In September 2011, 200 years to the day that Fitzwilliam Darcy arrived at Netherfield (or so I told Meryton Press in my query letter) I checked out the first title of Jane Austen Fan Fiction I’d ever read, looking for some light summer reading. It happened to be What Would Mr. Darcy Do? by Abigail Reynolds. It begins as Darcy approaches the inn in Lambton, and he is in hopeful spirits because Elizabeth has smiled at him. Reynolds’ contention is, Darcy is about to pluck up his courage and ask Elizabeth if he may court her. As in Pride and Prejudice, he finds her reading Jane’s letter with the awful news about Lydia. But he does declare himself, and Elizabeth’s response is affirmative.
After reading much more JAFF, I started asking questions myself. And, I began enjoying Pride and Prejudice variations told from Darcy’s point of view, or mixing his with Elizabeth’s, which of course strays from Jane Austen’s style. I watched, again and again, the 1995 BBC Pride and Prejudice mini-series. Suddenly my vague musings had voices. In returning to the original novel, I found two things wanting: more details of the official engagement (yes, Aunt Philips annoyed them…but what else?), and a satisfactory answer to why Darcy visited Lambton on that fateful morning. I started a long story—probably novel length, the words have not been counted—Longbourn to London, detailing the courtship of Elizabeth and Darcy, from about five days after the accepted proposal to the end of their first week of married life, spent at their London home. Knowing the stars of the 1995 mini-series shared a brief affair during the filming inspired (fueled) portions of the book. It is for adult readers, and is posted in its entirety in the stories forum at the Meryton Literary Society’s “A Happy Assembly” website.

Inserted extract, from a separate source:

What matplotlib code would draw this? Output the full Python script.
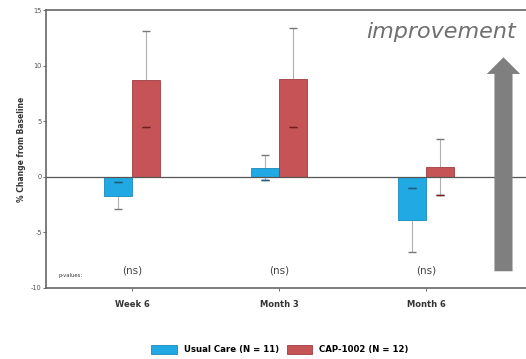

Early in “L to L” as I call it, Elizabeth asks Darcy the question I wanted Jane Austen to answer: why did Darcy go to Lambton when he knew he would see Elizabeth in the evening? As the Darcy in my story spoke, another Darcy asked, “What-if?” What if, when Darcy got to Lambton, Elizabeth was indeed reading a letter from Jane, full of happy, if trifling, news? There we start The Red Chrysanthemum. Elizabeth and the Gardiners stay their full ten days in Lambton. The dinner at Pemberley takes place; Elizabeth gets the chance to speak to Bingley about Jane, and gets to know Georgiana. Banter over dinner blossoms into a floral conversation aided and abetted by dear Mrs. Reynolds, who plays a larger role in this telling. But the original Pride and Prejudice is the template, so the letter from Longbourn arrives at Pemberley (Why not to the inn in Lambton? That would be telling!), and Jane Austen’s original story lures us back.
The Red Chrysanthemum is also a story for adult readers as the details of the wedding night are what one might expect of such characters as Fitzwilliam Darcy and Elizabeth Bennet. They are love, they are in love, and for this modern reader (and author), such a profound love needs fruition.
For those who know my garden writing, but have never read Pride and Prejudice, please let me suggest, at the very least, you watch the 1995 BBC mini-series (rent it from your library, Netflix has it now, or buy it on Amazon), before reading The Red Chrysanthemum. The luminous Jennifer Ehle won a BAFTA for her perfect interpretation of Elizabeth Bennet. Colin Firth, quite famously, embodies Darcy. The screenplay by Andrew Davies is remarkable for its enthusiastic restraint. The whole of it may embolden you to read Jane Austen’s original. I hope so.